Let C={c₁,c₂,c₃}, A=N(a)−C={a₁,a₂,a₃}, and B=N(b)−C={b₁,b₂,b₃}. Let $E\left(G\right)=\{a{c}_i,b{c}_i|i=1,2,3\}\cup \{a{a}_i,c_1{a}_i,c_1{b}_i,b{b}_i|i=1,2,3\}$ (see the graph G_|C| as shown in Figure 4). Then, G is a planner graph with diam(G)=2, but γ _{t r} (G)=4.

Figure 4

The graph G _|C| .

We conclude our results, with the following result. As a consecutive of the Proposition 14 and Theorem 15, we have the following corollary:

Corollary 16

Let G be a planar graph of diameter 2 and with a γ(G)-set $\{a,b\}\subseteq V\left(G\right)$ and $\left|N\right(a)\cap N(b\left)\right|\le t$. Then, γ _{t r} (G)≤t+2. This bound is sharp.

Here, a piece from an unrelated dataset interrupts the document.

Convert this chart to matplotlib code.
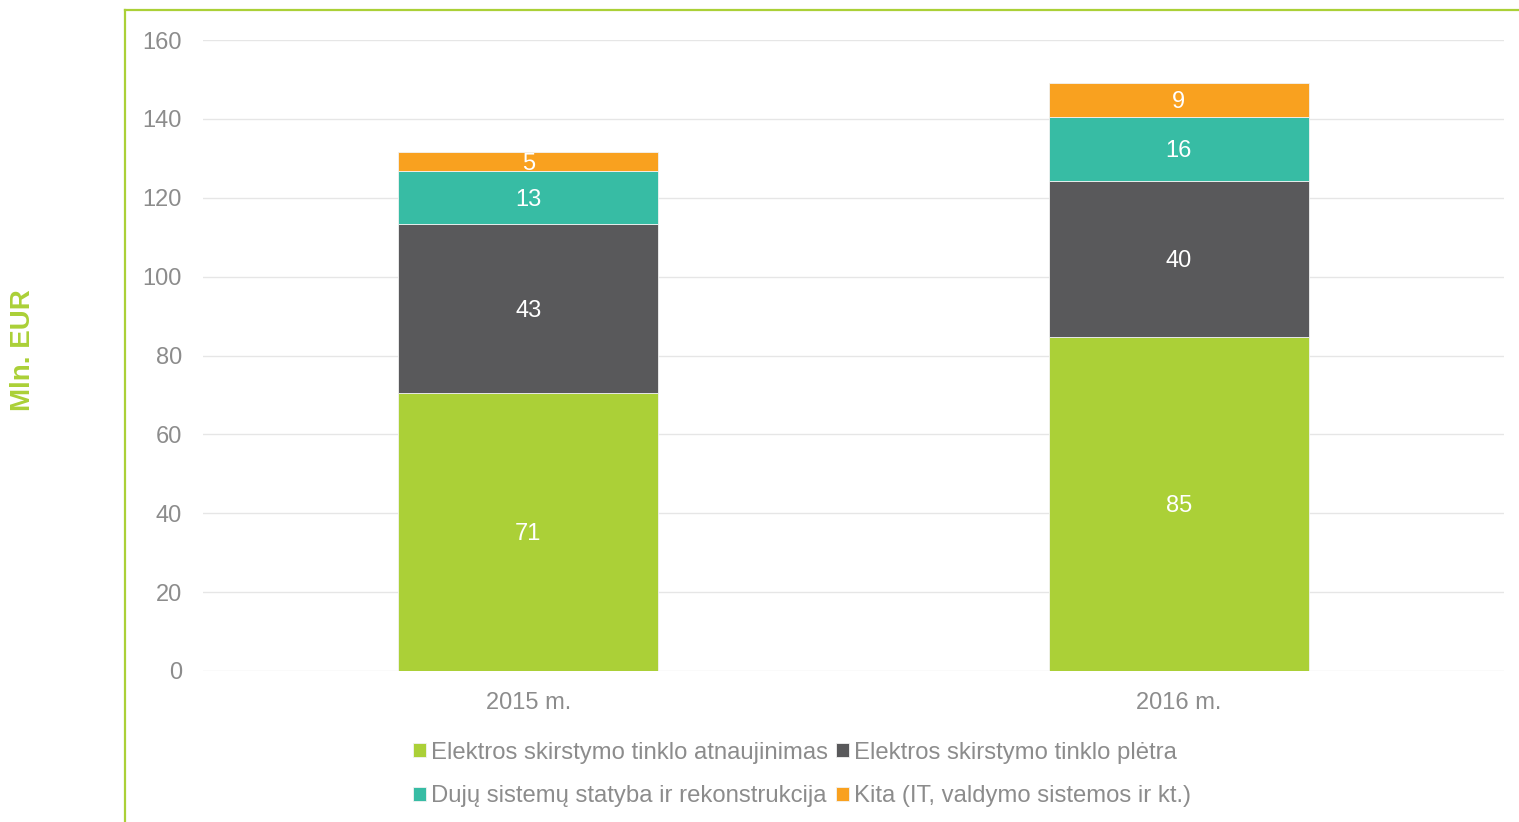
import matplotlib.pyplot as plt
from matplotlib.lines import Line2D

plt.rcParams['font.family'] = ['Liberation Sans', 'DejaVu Sans']

# data (Mln. EUR)
years = ['2015 m.', '2016 m.']
renewal = [70.6, 84.7]
expansion = [42.8, 39.6]
gas = [13.4, 16.2]
other = [4.8, 8.6]
series_names = ['Elektros skirstymo tinklo atnaujinimas',
                'Elektros skirstymo tinklo plėtra',
                'Dujų sistemų statyba ir rekonstrukcija',
                'Kita (IT, valdymo sistemos ir kt.)']
colors = ['#ABD037', '#59595B', '#37BCA4', '#F9A11F']
gray = '#8C8C8C'

fig = plt.figure(figsize=(15.19, 8.22), dpi=100)
ax = fig.add_axes([0.1336, 0.1837, 0.8565, 0.7676])

x = range(len(years))
bottom = [0, 0]
bars = []
for vals, col in zip([renewal, expansion, gas, other], colors):
    b = ax.bar(x, vals, width=0.4, bottom=bottom, color=col,
               edgecolor='#F2F2F2', linewidth=0.6, zorder=3)
    bars.append(b)
    for xi, v, bt in zip(x, vals, bottom):
        ax.text(xi, bt + v / 2, f'{v:.0f}', ha='center', va='center_baseline',
                color='white', fontsize=17, zorder=4)
    bottom = [a + v for a, v in zip(bottom, vals)]

ax.set_xlim(-0.5, 1.5)
ax.set_ylim(0, 160)
ax.set_yticks(range(0, 161, 20))
ax.set_xticks(list(x))
ax.set_xticklabels(years)
ax.grid(axis='y', color='#E6E6E6', linewidth=1.0, zorder=0)
for s in ax.spines.values():
    s.set_visible(False)
ax.tick_params(axis='both', length=0, labelsize=17, colors=gray)
ax.tick_params(axis='y', pad=15)
ax.tick_params(axis='x', pad=15)

# green frame
fig.add_artist(Line2D([125 / 1519, 125 / 1519], [0, 1 - 10 / 822],
                      color='#ABD037', linewidth=1.6))
fig.add_artist(Line2D([125 / 1519, 1], [1 - 10 / 822, 1 - 10 / 822],
                      color='#ABD037', linewidth=1.6))

fig.text(23 / 1519, 1 - 350 / 822, 'Mln. EUR', rotation=90, ha='center',
         va='center', color='#ABD037', fontsize=20, fontweight='bold')

handles = [bars[0], bars[2], bars[1], bars[3]]
labels = [series_names[0], series_names[2], series_names[1], series_names[3]]
fig.legend(handles, labels, ncol=2, loc='center', bbox_to_anchor=(0.528, 1 - 774.5 / 822),
           frameon=False, fontsize=17.2, labelcolor=gray, handlelength=0.55,
           handleheight=0.55, handletextpad=0.2, columnspacing=0.35,
           labelspacing=0.9)

fig.savefig('out.png', dpi=100)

To show the sharpness of Corollary 16, we construct the graph G_t+2 as shown in Figure 5.

Figure 5

The graph G _t+2 .

It is easy to check that {a,b}, {a,c}, and {b,c} are γ-sets of the constructed graph. Furthermore, d(a,b)=d(a,c)=1 and d(b,c)=2. Also, $\left|N\right(a)\cap N(b\left)\right|=t_1$, $\left|N\right(a)\cap N(c\left)\right|=t_2$, and $\left|N\right(b)\cap N(c\left)\right|=t_3+1$, where t₁≤t₂≤t₃−1 and t=m i n{t₁,t₂,t₃−1}.